En fait quand on parle d’éducation des consommateurs, il y a l’éducation du palais et l’éducation sur les régions viticoles et ce que les différents terroirs peuvent offrir. On sait que le potentiel est là, on essaye de les éduquer sur le goût, cela prend du temps, énormément de temps, d’arriver à les amener à des vins de Bourgogne, à comprendre les subtilités, les différences de complexité. Ensuite, il y a la distribution en elle-même des vins. Un marché mûr est un marché dont la distribution est parfaitement organisée, structurée, or on part encore dans toutes les directions sur les marchés asiatiques, même s’il y a des opérateurs sérieux.

La maison Drouhin offre une gamme de 90 appellations issues des cépages Pinot noir et Chardonnay, combien sont présentes en Asie ? Est-ce que cela s’ajuste par rapport au goût du marché ?
Dans l’ensemble ce sont des vins de terroir, mais il y a deux catégories de vins sur la Bourgogne : les vins dits « haut de gamme », qui sont produits en très petite quantité parce que les surfaces viticoles sont toute petites (Montrachet), et puis il y a les appellations dites de volume : Bourgogne rouge, Bourgogne blanc, Chablis, etc… On essaie de mettre en avant dans notre développement à la fois ces grands vins et d’avoir une approche un petit peu plus technique sur des vins dits d’entrée de gamme pour inviter les consommateurs à venir découvrir le monde des vins de Bourgogne. On produit effectivement à peu près 90 appellations, toutes sont exportables sur Hong-Kong, mais dans la pratique, seulement une vingtaine sont présentes.

Aujourd’hui, le vin de Bourgogne est-il plus connu qu’il y a 20 ans ?
Le Bourgogne est plus connu, mais il n’en est pas forcement plus consommé. Les vins de Bordeaux continuent à dominer les marchés asiatiques.

Ce sont les Chinois qui achètent en priorité le très haut de gamme ?
Le très haut de gamme est acheté partout dans le monde, pas uniquement par l’Asie.

Les Chinois s’intéressent de plus en plus aux vins de Bourgogne, cela fait-il augmenter le prix ?
Ces dernières années, les prix des vins de Bourgogne ont fortement augmenté. Certains ont tendance à dire “c’est parce que les Chinois achètent”. C’est faux, c’est uniquement dû au fait que la nature n’a pas été généreuse pendant les quatre dernières années avec des récoltes très petites, une demande en parallèle dans certaines régions du monde stable, voire en augmentation.

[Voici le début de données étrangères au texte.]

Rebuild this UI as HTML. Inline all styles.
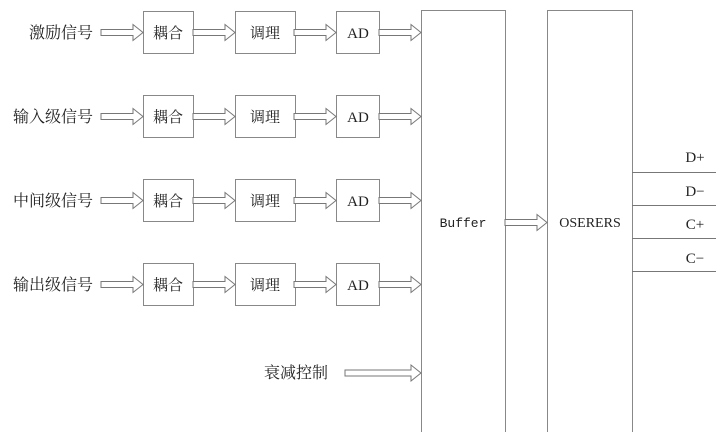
<!DOCTYPE html>
<html><head><meta charset="utf-8"><style>
html,body{margin:0;padding:0;background:#fff;}
svg{display:block;}
text{font-family:"Liberation Serif","Noto Serif CJK SC","Noto Sans CJK SC",serif;fill:#222;}
</style></head><body>
<svg width="720" height="432" viewBox="0 0 720 432" xmlns="http://www.w3.org/2000/svg">
<defs>
<g id="arr"><polygon points="0,-3 32,-3 32,-8 42,0 32,8 32,3 0,3" fill="#fff" stroke="#777" stroke-width="1"/></g>
</defs>
<g stroke="#888" fill="#fff" stroke-width="1">
<rect x="421.5" y="10.5" width="84" height="430"/>
<rect x="547.5" y="10.5" width="85" height="430"/>
</g>
<g stroke="#777" stroke-width="1">
<line x1="632" y1="172.5" x2="716" y2="172.5"/>
<line x1="632" y1="205.5" x2="716" y2="205.5"/>
<line x1="632" y1="238.5" x2="716" y2="238.5"/>
<line x1="632" y1="271.5" x2="716" y2="271.5"/>
</g>
<g font-size="15" text-anchor="middle">
<text x="695" y="162">D+</text>
<text x="695" y="196">D−</text>
<text x="695" y="229">C+</text>
<text x="695" y="263">C−</text>
<text x="463" y="227" style="font-family:'Liberation Mono',monospace;font-size:13px">Buffer</text>
<text x="590" y="227" font-size="14">OSERERS</text>
</g>
<g font-size="16">
<text x="93" y="38" text-anchor="end">激励信号</text>
<text x="93" y="122" text-anchor="end">输入级信号</text>
<text x="93" y="206" text-anchor="end">中间级信号</text>
<text x="93" y="290" text-anchor="end">输出级信号</text>
<text x="328" y="378" text-anchor="end">衰减控制</text>
</g>
<g stroke="#888" fill="#fff">
<rect x="143.5" y="11.5" width="50" height="42"/><rect x="235.5" y="11.5" width="60" height="42"/><rect x="336.5" y="11.5" width="43" height="42"/>
<rect x="143.5" y="95.5" width="50" height="42"/><rect x="235.5" y="95.5" width="60" height="42"/><rect x="336.5" y="95.5" width="43" height="42"/>
<rect x="143.5" y="179.5" width="50" height="42"/><rect x="235.5" y="179.5" width="60" height="42"/><rect x="336.5" y="179.5" width="43" height="42"/>
<rect x="143.5" y="263.5" width="50" height="42"/><rect x="235.5" y="263.5" width="60" height="42"/><rect x="336.5" y="263.5" width="43" height="42"/>
</g>
<g font-size="15" text-anchor="middle">
<text x="168" y="38">耦合</text><text x="265" y="38">调理</text><text x="358" y="38">AD</text>
<text x="168" y="122">耦合</text><text x="265" y="122">调理</text><text x="358" y="122">AD</text>
<text x="168" y="206">耦合</text><text x="265" y="206">调理</text><text x="358" y="206">AD</text>
<text x="168" y="290">耦合</text><text x="265" y="290">调理</text><text x="358" y="290">AD</text>
</g>
<use href="#arr" transform="translate(101,32.5)"/><use href="#arr" transform="translate(193,32.5)"/><use href="#arr" transform="translate(294,32.5)"/><use href="#arr" transform="translate(379,32.5)"/>
<use href="#arr" transform="translate(101,116.5)"/><use href="#arr" transform="translate(193,116.5)"/><use href="#arr" transform="translate(294,116.5)"/><use href="#arr" transform="translate(379,116.5)"/>
<use href="#arr" transform="translate(101,200.5)"/><use href="#arr" transform="translate(193,200.5)"/><use href="#arr" transform="translate(294,200.5)"/><use href="#arr" transform="translate(379,200.5)"/>
<use href="#arr" transform="translate(101,284.5)"/><use href="#arr" transform="translate(193,284.5)"/><use href="#arr" transform="translate(294,284.5)"/><use href="#arr" transform="translate(379,284.5)"/>
<use href="#arr" transform="translate(505,222.5)"/>
<polygon points="345,370 411,370 411,365 421,373 411,381 411,376 345,376" fill="#fff" stroke="#777"/>
</svg>
</body></html>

La région Bourgogne a su rester authentique, elle a attiré de plus en plus de consommateurs, et en même temps l’offre a diminué, naturellement il y a eu une tension.

Les nouvelles règlementations mises en place en Chine (lois anti-corruption) ont-elles touchées le secteur du vin ?
Cela a fortement freiné la frénésie qu’il y avait sur les grands vins. Certains achetaient, ne goûtaient même pas, ils ne savaient pas ce qu’il y avait dans la bouteille, mais le nom faisait qu’ils achetaient les yeux fermés. Chez nous cela touchait des vins comme le Musigny, le Montrachet, bien sûr les grands châteaux de Bordeaux, les vins du domaine de la Romanée-Conti. En fait ils buvaient des étiquettes. Il y a donc eu un tassement des ventes en valeur sur les grands vins, cela a permis de ramener tout le monde à la raison en disant : il faut structurer un marché, il faut éduquer les consommateurs. C’est une bonne chose.

Quelle évolution prévoyez-vous pour la maison Joseph Drouin sur l’Asie ? Une distribution classique qui essaie de progresser sur ces valeurs de terroir, de famille ?
Oui on construit solidement avec des bases qui sont : loyauté, authenticité. Notre volonté est avant tout d’amener les consommateurs à nos vins, sans les bombarder de marketing, en s’appuyant sur un réseau d’agents dans les différents pays asiatiques, des agents qui soient solides et qui n’aient pas une vision à court terme, mais on ne peut pas ignorer le développement des ventes en direct, par internet.